Like the car companies and aircraft makers before them, resin suppliers have become electronic-commerce control freaks. Five of the world's largest engineering thermoplastic suppliers — BASF Corp., Bayer AG, Dow Chemical Co., DuPont and Ticona/Celanese AG — on April 5 signed a letter of intent to form a global e-marketplace for injection molders.
Five years from now, 80 percent of all injection molding transactions will occur over the Web, predicted Raj Mehta, business director for BASF's plastic materials group in Mount Olive, N.J. The suppliers want to make their e-statement before someone else grabs that brass ring.
Suppliers will benefit from lower overhead costs and inventory management over the site. But Mehta said what's more important is that the site will help their customers slash transaction costs.
Still, some injection molders are unclear as to how the new site will change the buying rules.
Joseph Yanarella, sales and marketing director of Miami Lakes, Fla.-based Security Plastics Inc., frets that suppliers will force molders to buy a Web-based catalog price instead of offering the lower, back-room-negotiated deal.
And Bruce Bixler, director of materials at Arlington, Vt.-based Mack Group Inc., said the site might work best with simple commodity resins.
"For someone buying vanilla, it'll be great and easy to use the site," Bixler said. "Other [resins] need verbal confirmation of special grades, delivery dates and changes."
The site will start with resin transactions but could grow, with proper care and feeding, into a beanstalk climbed by all members of the molding community. The group wants to enlist distributors, machinery companies, toolmakers, compounders and others to round out the offerings.
If that happens (and other resin companies sign up), injection molders could truly see a superportal. All elements of purchasing, from quoting to order entry to inventory control to shipping to credit checks and billing, could be wired.
The resin companies' effort could take business away from the numerous Web-based independent chemical exchanges. But don't rule out the independent sites yet.

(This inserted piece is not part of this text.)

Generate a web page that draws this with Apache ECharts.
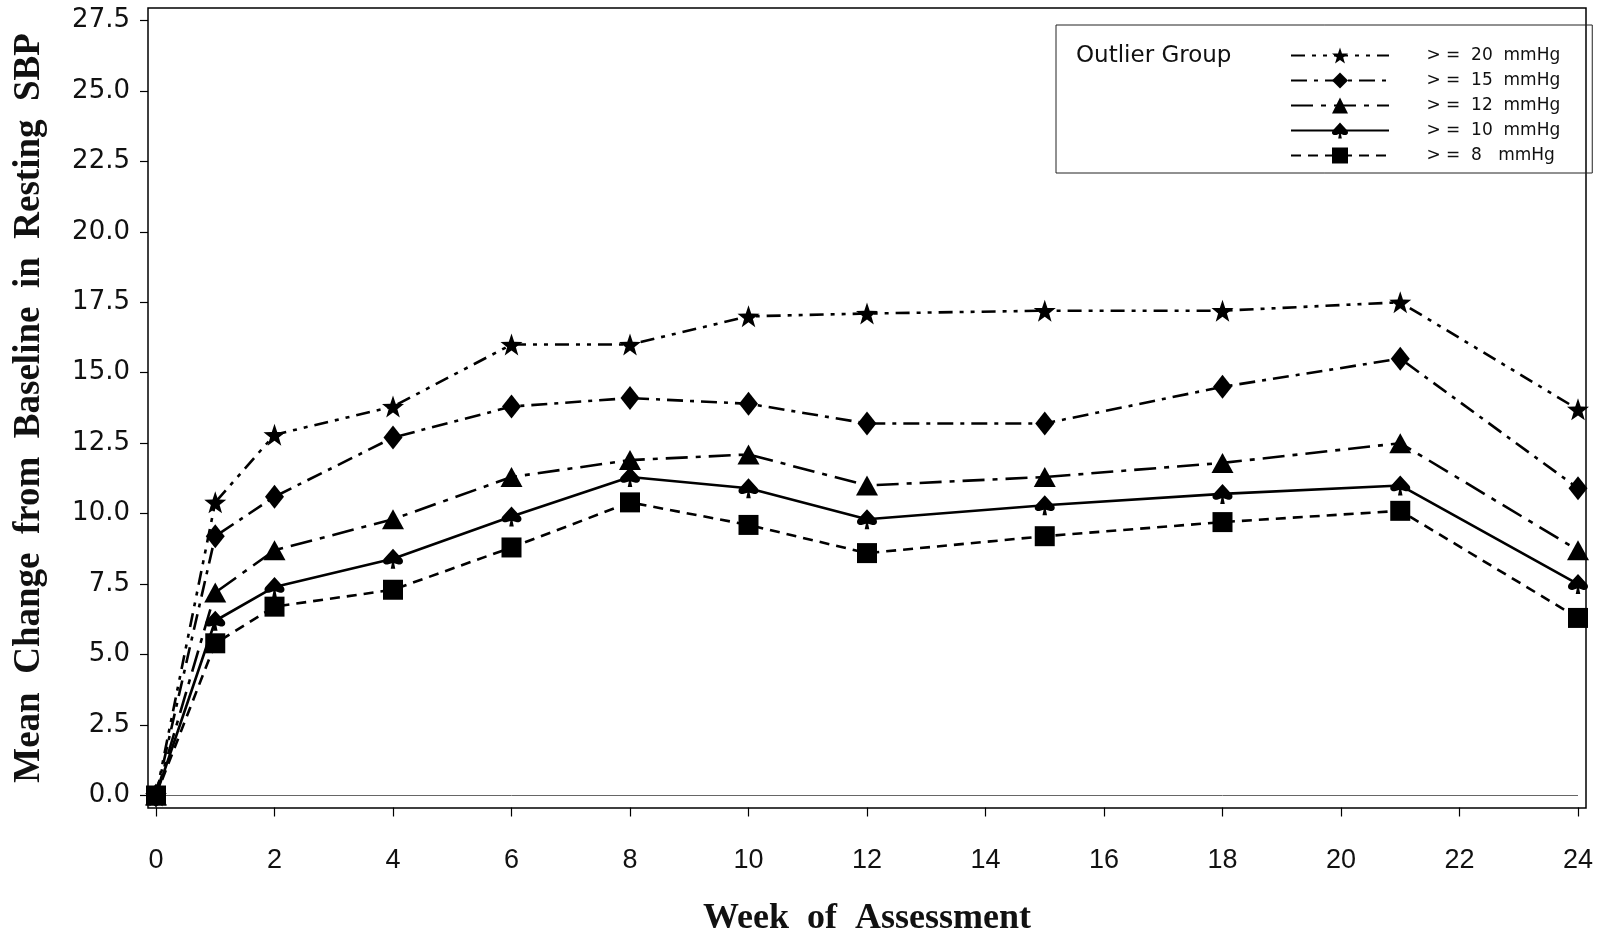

The resin companies may chose to link to chemical trading sites, especially for auctions or exchange scenarios. That could at least give those companies a piece of the action and create a broad, interwoven Web network.
For other transactions, though, resin suppliers could do the heavy lifting.
Some of them are not happy to see outrageously low prices being offered over other sites, another reason to assert control, said Donald Goodwin, president of consulting firm Technomic International of Northbrook, Ill.
"Some of them are selling polypropylene for something like 19 cents a pound," Goodwin said.
For the resin e-marketplace to be successful, though, injection molders must be convinced to buy from a wired supermarket of goods instead of from each supplier's neighborhood grocery store.
That increasingly appears to be inevitable.